Perché leggere questo articolo? Sophie Kinsella, scrittrice bestseller di I love shopping, si rivela una fuoriclasse anche nel raccontare il suo tumore. Nonostante il successo e la sua intelligente leggerezza, è stata spesso ingiustamente sottovalutata. E, purtroppo, non è l’unica…
“Prendete la vita con leggerezza, che non è superficialità”. Parole aforismatiche quelle di Calvino, che sembrano essere cucite su misura per Sophie Kinsella, pseudonimo di Madeleine Wickham, scrittrice fuoriclasse il cui nome è sinonimo di commedia frizzante e divertente, leggera ma sagace e mai inconsistente. Capace di regalare risate che riparano l’umore e fanno riflettere sulla propria vita, senza appesantire i pensieri. Ed è proprio la naturale abilità di raccontare la quotidianità con la sua penna brillante e ironica che ha reso Kinsella l’idolo di milioni di lettrici in tutto il mondo. A cominciare dalla sua saga I love shopping, la più nota shopaholic della letteratura, con cui ha contribuito a rivoluzionare il genere romance tra gli anni ’90 e 2000, vendendo oltre 36milioni di copie.
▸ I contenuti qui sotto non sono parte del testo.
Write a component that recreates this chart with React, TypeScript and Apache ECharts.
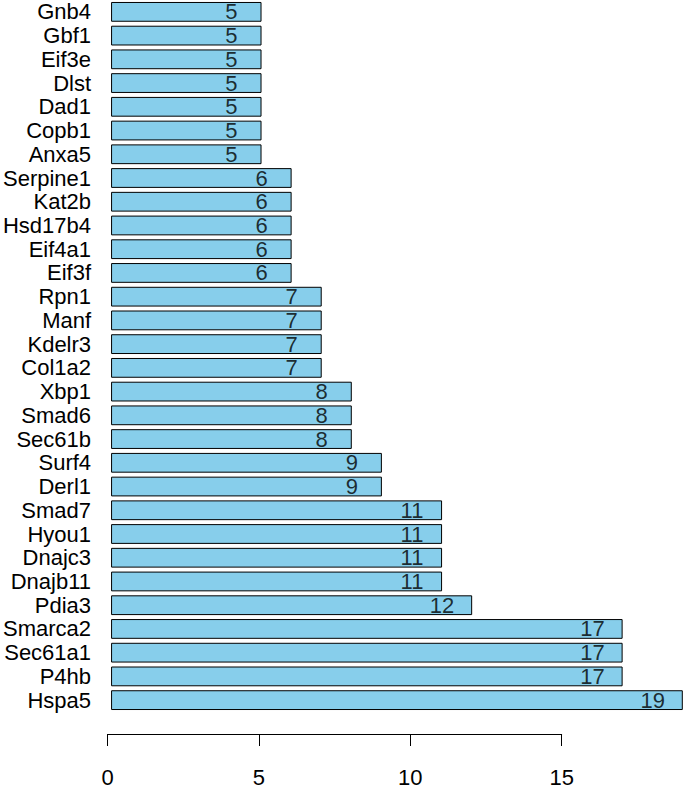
import React, { useEffect, useRef } from "react";
import * as echarts from "echarts";

const genes: string[] = [
  "Gnb4", "Gbf1", "Eif3e", "Dlst", "Dad1", "Copb1", "Anxa5",
  "Serpine1", "Kat2b", "Hsd17b4", "Eif4a1", "Eif3f",
  "Rpn1", "Manf", "Kdelr3", "Col1a2",
  "Xbp1", "Smad6", "Sec61b",
  "Surf4", "Derl1",
  "Smad7", "Hyou1", "Dnajc3", "Dnajb11",
  "Pdia3",
  "Smarca2", "Sec61a1", "P4hb",
  "Hspa5",
];
const counts: number[] = [
  5, 5, 5, 5, 5, 5, 5,
  6, 6, 6, 6, 6,
  7, 7, 7, 7,
  8, 8, 8,
  9, 9,
  11, 11, 11, 11,
  12,
  17, 17, 17,
  19,
];
const xTicks: number[] = [0, 5, 10, 15];

const FONT = "'Liberation Sans', Arial, Helvetica, sans-serif";

export default function App() {
  const ref = useRef<HTMLDivElement>(null);
  useEffect(() => {
    if (!ref.current) return;
    const chart = echarts.init(ref.current, undefined, { renderer: "svg" });
    const unit = (682.8 - 107.5) / 19;
    chart.setOption({
      animation: false,
      backgroundColor: "#ffffff",
      grid: [
        { left: 107.5, top: 0, width: unit * 19, height: 712, containLabel: false },
        { left: 107.5, top: 700, width: unit * 15, height: 39.3, containLabel: false },
      ],
      xAxis: [
        { gridIndex: 0, type: "value", min: 0, max: 19, show: false },
        {
          gridIndex: 1,
          type: "value",
          min: xTicks[0],
          max: xTicks[xTicks.length - 1],
          interval: 5,
          position: "bottom",
          axisLine: { show: true, lineStyle: { color: "#000", width: 1 } },
          axisTick: { show: true, length: 12, lineStyle: { color: "#000", width: 1 } },
          axisLabel: { show: true, fontSize: 22, color: "#000", fontFamily: FONT, margin: 32 },
          splitLine: { show: false },
        },
      ],
      yAxis: [
        {
          gridIndex: 0,
          type: "category",
          data: genes,
          inverse: true,
          axisLine: { show: false },
          axisTick: { show: false },
          axisLabel: { interval: 0, fontSize: 22, color: "#000", fontFamily: FONT, margin: 20 },
          splitLine: { show: false },
        },
        { gridIndex: 1, type: "value", show: false },
      ],
      series: [
        {
          type: "bar",
          xAxisIndex: 0,
          yAxisIndex: 0,
          data: counts,
          barCategoryGap: "16.7%",
          itemStyle: { color: "#87CEEB", borderColor: "#000", borderWidth: 1 },
          silent: true,
        },
        {
          type: "scatter",
          xAxisIndex: 0,
          yAxisIndex: 0,
          symbolSize: 0,
          data: counts.map((v, i) => [v - 1, genes[i], v]),
          label: {
            show: true,
            position: "inside",
            formatter: (p: any) => String(p.data[2]),
            fontSize: 22,
            color: "#000",
            fontFamily: FONT,
          },
          silent: true,
        },
      ],
    });
    return () => chart.dispose();
  }, []);
  return (
    <div
      ref={ref}
      style={{ position: "fixed", left: 0, top: 0, width: 685, height: 788, background: "#fff" }}
    />
  );
}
Nonostante l’indiscusso successo, Sophie Kinsella continua ad essere ingiustamente considerata un’autrice di serie B. Dovendo scontare tutti quei pregiudizi che hanno a che fare col suo essere scrittrice di narrativa rosa, femmina che parla di donne per le donne. In realtà i suoi libri non sono solo mero intrattenimento, ma offrono un acuto sguardo sulle ossessioni che permeano la società contemporanea, che va ben oltre le etichette superficiali.
Sophie Kinsella, raccontare il cancro con dignitosa sobrietà
La presunta frivolezza delle storie di Sophie Kinsella è dunque leggerezza, che le permette di esplorare e mettere nero su bianco l’universo femminile, e per estensione la società intera, in tutte le sue sfumature. Tra attitudini e manie, punti di forza, fragilità e contraddizioni. Kinsella è una persona tutt’altro che superficiale e la sobrietà dimostrata nel comunicare la sua battaglia contro un tumore al cervello lo rivela. L’ha fatto sui social, sì, ma in punta di piedi con discrezione e rispetto verso i propri cari, dopo anni di cure. Un esempio di come affrontare la malattia con una dignitosa sobrietà senza spettacolarizzarla, ma arrivando comunque dritta ai cuori dei suoi lettori.
Oltre i pregiudizi: la forza delle parole delle scrittrici
Kinsella non è la prima né l’ultima autrice donna ingiustamente sottovalutata. Il panorama editoriale è infatti costellato da figure femminili non studiate, ignorate e addirittura dimenticate, nonostante la loro rilevante influenza sulla letteratura e sulla società. Ciò riflette un radicato pregiudizio di genere che investe sia le donne che scrivono, sia il pubblico a cui si rivolgono. Sembra esserci una sorta di ghetto, volutamente scansato dall’universo maschile, in cui lettrici e scrittrici si incontrano. Una gabbia dalla quale poche donne autrici riescono a uscire, affermandosi come voci autorevoli al pari dei colleghi uomini. Tutte le altre, invece, vengono percepite e trattate in modo differente, considerate incapaci di incidere sull’immaginario collettivo.
Ma le donne la storia l’hanno scritta e continueranno a farlo. La loro voce conta e viene ascoltata, il caso dell’ormai dimenticata Irene Brin alias Contessa Clara, giornalista e scrittrice di moda e costume che ha influito profondamente sul contesto sociale, culturale e artistico dell’Italia del Novecento, è solo uno dei tanti esempi possibili. Oltre ogni pregiudizio, le donne che scrivono sanno diventare punto di riferimento fondamentale per l’intera società. Anche il sobrio annuncio con cui Kinsella ha fatto sapere della sua malattia lo dimostra: migliaia di persone lo hanno commentato, dandole sostegno ma ricevendo in cambio altrettanta empatia dall’autrice.